Whether evidence is presented sufficient to prove that the foreign repairs performed on the subject vessel for which relief is sought were necessitated by a casualty occurrence, thus warranting remission pursuant to 19 U.S.C. 1466(d)(1).

LAW AND ANALYSIS:

Title 19, United States Code, section 1466, provides in pertinent part for payment of duty in the amount of 50 percent ad valorem on the cost of foreign repairs to vessels documented under the laws of the United States to engage in foreign or coastwise trade, or vessels intended to engage in such trade.
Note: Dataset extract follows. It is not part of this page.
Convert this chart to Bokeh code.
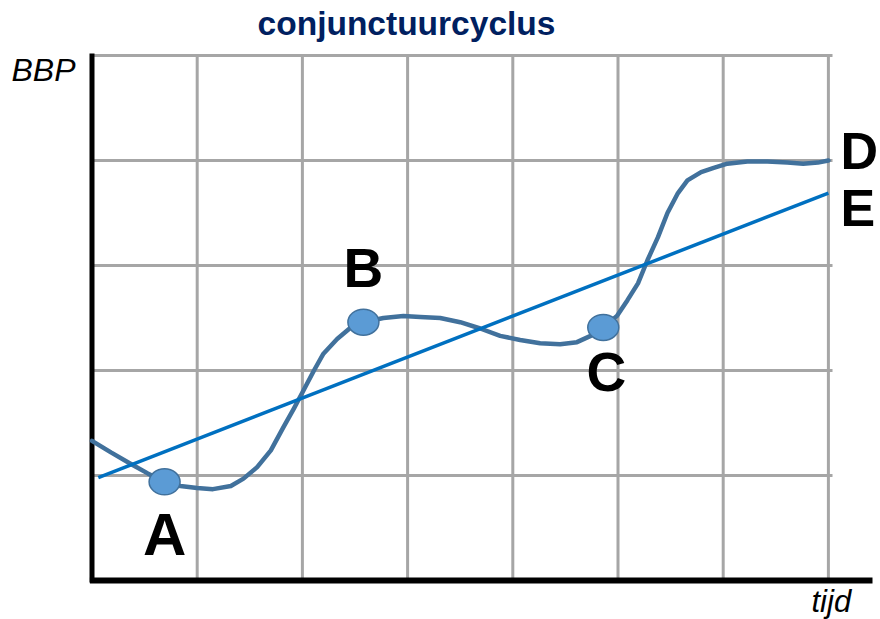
from bokeh.plotting import figure
from bokeh.models import Range1d
from bokeh.core.properties import value
from bokeh.embed import file_html
from bokeh.resources import INLINE

# ---- data ----
title_text = "conjunctuurcyclus"
y_label = "BBP"
x_label = "tijd"

grid_x = [1, 2, 3, 4, 5, 6, 7]
grid_y = [1, 2, 3, 4, 5]

# business cycle curve
cycle_x = [0.00, 0.18, 0.37, 0.53, 0.69, 0.84, 1.00, 1.15, 1.32, 1.44, 1.57, 1.70,
           1.82, 1.92, 2.01, 2.11, 2.20, 2.33, 2.46, 2.58, 2.77, 2.96, 3.12, 3.31,
           3.50, 3.69, 3.88, 4.07, 4.26, 4.45, 4.61, 4.74, 4.86, 4.99, 5.09, 5.19,
           5.28, 5.38, 5.47, 5.57, 5.66, 5.79, 5.91, 6.04, 6.23, 6.42, 6.61, 6.76,
           6.90, 7.00]
cycle_y = [1.33, 1.22, 1.11, 1.02, 0.94, 0.90, 0.88, 0.87, 0.90, 0.97, 1.08, 1.24,
           1.46, 1.64, 1.81, 2.00, 2.16, 2.30, 2.41, 2.46, 2.50, 2.52, 2.51, 2.50,
           2.46, 2.40, 2.33, 2.29, 2.26, 2.25, 2.27, 2.33, 2.41, 2.52, 2.67, 2.83,
           3.05, 3.27, 3.50, 3.69, 3.81, 3.89, 3.93, 3.97, 3.99, 3.99, 3.98, 3.97,
           3.98, 4.00]

# trend line
trend_x = [0.06, 7.00]
trend_y = [0.98, 3.69]

# marked points
point_names = ["A", "B", "C"]
point_x = [0.69, 2.58, 4.86]
point_y = [0.94, 2.46, 2.41]

# ---- layout (pixel mapping) ----
W, H = 880, 619
X0, XU = 91.5, 105.2   # canvas px of x=0, px per unit
Y0, YU = 580.0, 105.0  # canvas px of y=0, px per unit


def dx(px):
    return (px - X0) / XU


def dy(py):
    return (Y0 - py) / YU


p = figure(width=W, height=H, output_backend="svg", toolbar_location=None,
           x_axis_location=None, y_axis_location=None, min_border=0,
           x_range=Range1d(-X0 / XU, (W - X0) / XU),
           y_range=Range1d((Y0 - H) / YU, Y0 / YU))
p.grid.visible = False
p.outline_line_color = None
p.background_fill_color = "white"
p.border_fill_color = "white"

grid_col = "#a6a6a6"
# vertical grid lines
p.segment(x0=grid_x, y0=[0] * len(grid_x), x1=grid_x, y1=[max(grid_y)] * len(grid_x),
          line_color=grid_col, line_width=3)
# horizontal grid lines
p.segment(x0=[0] * len(grid_y), y0=grid_y, x1=[dx(832)] * len(grid_y), y1=grid_y,
          line_color=grid_col, line_width=3)

# axes
p.segment(x0=[0], y0=[-0.02], x1=[0], y1=[max(grid_y) + 0.02], line_color="black", line_width=5)
p.segment(x0=[-0.02], y0=[0], x1=[dx(872)], y1=[0], line_color="black", line_width=6)

# curve and trend
p.line(cycle_x, cycle_y, line_color="#41719c", line_width=4.5, line_cap="round", line_join="round")
p.line(trend_x, trend_y, line_color="#0070c0", line_width=3.5)

# markers
p.ellipse(x=point_x, y=point_y, width=31, height=26, width_units="screen",
          height_units="screen", fill_color="#5b9bd5", line_color="#41719c", line_width=1.5)

font = value("Liberation Sans")
# point labels
offs_x = [0, 0, 3]
offs_y = [53, -54, 45]
sizes = ["60px", "55px", "55px"]
for n, xx, yy, ox, oy, s in zip(point_names, point_x, point_y, offs_x, offs_y, sizes):
    p.text(x=[xx], y=[yy], text=[n], x_offset=ox, y_offset=oy, text_font=font,
           text_font_style="bold", text_font_size=s, text_align="center",
           text_baseline="middle", text_color="black")

p.text(x=[cycle_x[-1]], y=[cycle_y[-1]], text=["D"], x_offset=12, y_offset=-10,
       text_font=font, text_font_style="bold", text_font_size="52px",
       text_align="left", text_baseline="middle", text_color="black")
p.text(x=[trend_x[-1]], y=[trend_y[-1]], text=["E"], x_offset=12, y_offset=15,
       text_font=font, text_font_style="bold", text_font_size="52px",
       text_align="left", text_baseline="middle", text_color="black")

# title and axis labels
p.text(x=[dx(406)], y=[dy(23)], text=[title_text], text_font=font, text_font_style="bold",
       text_font_size="33.5px", text_align="center", text_baseline="middle",
       text_color="#002060")
p.text(x=[dx(11)], y=[dy(69)], text=[y_label], text_font=font, text_font_style="italic",
       text_font_size="32px", text_align="left", text_baseline="middle",
       text_color="black")
p.text(x=[dx(811)], y=[dy(601)], text=[x_label], text_font=font, text_font_style="italic",
       text_font_size="31px", text_align="left", text_baseline="middle",
       text_color="black")

open("out.html", "w").write(file_html(p, INLINE))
Section 1466(d)(1) provides for remission of the above duties in those instances where good and sufficient evidence is furnished to show that foreign repairs were compelled by "stress of weather or other casualty" necessary to secure the safety and seaworthiness of the vessel to enable her to reach her port of destination.

The term "casualty", as it is used in the vessel repair statute (19 U.S.C. 1466) has been interpreted by the Customs Court as something which, like stress of weather, comes with unexpected force or violence, such as a fire, explosion, or collision (see Dollar Steamship Lines, Inc., v. United States, 5 Cust. Ct. 28-29, C.D. 362 (1940)).
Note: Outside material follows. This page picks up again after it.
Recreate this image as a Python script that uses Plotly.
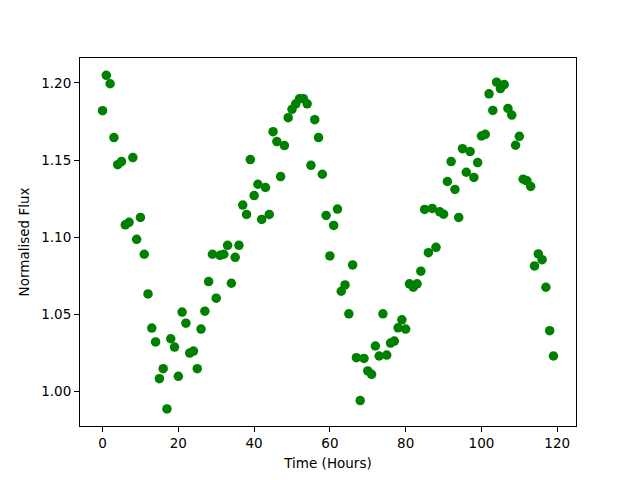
import plotly.graph_objects as go

hours = list(range(120))
flux = [
    1.182, 1.205, 1.1995, 1.1646, 1.147, 1.149, 1.108, 1.1096, 1.1516, 1.0986,
    1.1128, 1.0889, 1.0632, 1.041, 1.032, 1.0082, 1.0147, 0.9886, 1.0341, 1.0287,
    1.0097, 1.0514, 1.0442, 1.0248, 1.0261, 1.0147, 1.0404, 1.052, 1.0712, 1.0889,
    1.0604, 1.0882, 1.0889, 1.0947, 1.0701, 1.0869, 1.0947, 1.1208, 1.1147, 1.1503,
    1.127, 1.1343, 1.1115, 1.1322, 1.1147, 1.1684, 1.162, 1.1393, 1.1594, 1.1775,
    1.1829, 1.1865, 1.1898, 1.1898, 1.1865, 1.1466, 1.1762, 1.1646, 1.1408, 1.1141,
    1.0878, 1.1076, 1.1182, 1.0649, 1.069, 1.0503, 1.082, 1.0218, 0.994, 1.0213,
    1.0132, 1.011, 1.0294, 1.0229, 1.0503, 1.0235, 1.0313, 1.0326, 1.0412, 1.0464,
    1.0404, 1.0697, 1.0675, 1.0697, 1.0779, 1.118, 1.0899, 1.1186, 1.0934, 1.1164,
    1.1149, 1.1361, 1.149, 1.1309, 1.1128, 1.1574, 1.1421, 1.1555, 1.1387, 1.1484,
    1.1656, 1.1667, 1.193, 1.1822, 1.2005, 1.1964, 1.199, 1.1835, 1.1792, 1.1596,
    1.1654, 1.1376, 1.1365, 1.1329, 1.0813, 1.0891, 1.0854, 1.0675, 1.0393, 1.0229,
]
x_ticks = [0, 20, 40, 60, 80, 100, 120]
y_ticks = [1.00, 1.05, 1.10, 1.15, 1.20]

fig = go.Figure()
fig.add_trace(go.Scatter(
    x=hours, y=flux, mode="markers",
    marker=dict(color="#008000", size=9.5, line=dict(width=0)),
    showlegend=False,
))

font = dict(family="DejaVu Sans", size=13.5, color="black")
axis_common = dict(
    showline=True, linecolor="black", linewidth=1, mirror=True,
    ticks="outside", ticklen=5, tickwidth=1, tickcolor="black",
    showgrid=False, zeroline=False, tickfont=font, automargin=False,
)
fig.update_layout(
    width=640, height=480,
    margin=dict(l=72, r=72, t=50, b=62),
    paper_bgcolor="white", plot_bgcolor="white",
    font=font,
    xaxis=dict(range=[-5.95, 124.95], tickvals=x_ticks,
               title=dict(text="Time (Hours)", font=font, standoff=8), **axis_common),
    yaxis=dict(range=[0.9775, 1.2162], tickvals=y_ticks, tickformat=".2f",
               title=dict(text="Normalised Flux", font=font, standoff=8), **axis_common),
)
fig.write_html("out.html")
In regard to the applicant's claim, we note that in view of the Customs Court's interpretation noted above, damage attributed to defective lubricants cannot be considered a casualty for purposes of section 1466(d)(1). Accordingly, the repairs in question are dutiable.

HOLDING:

The evidence presented is insufficient to prove that the foreign repairs performed on the subject vessel for which relief is sought were necessitated by a casualty occurrence. Accordingly, remission pursuant to 19 U.S.C. 1466(d)(1) is denied.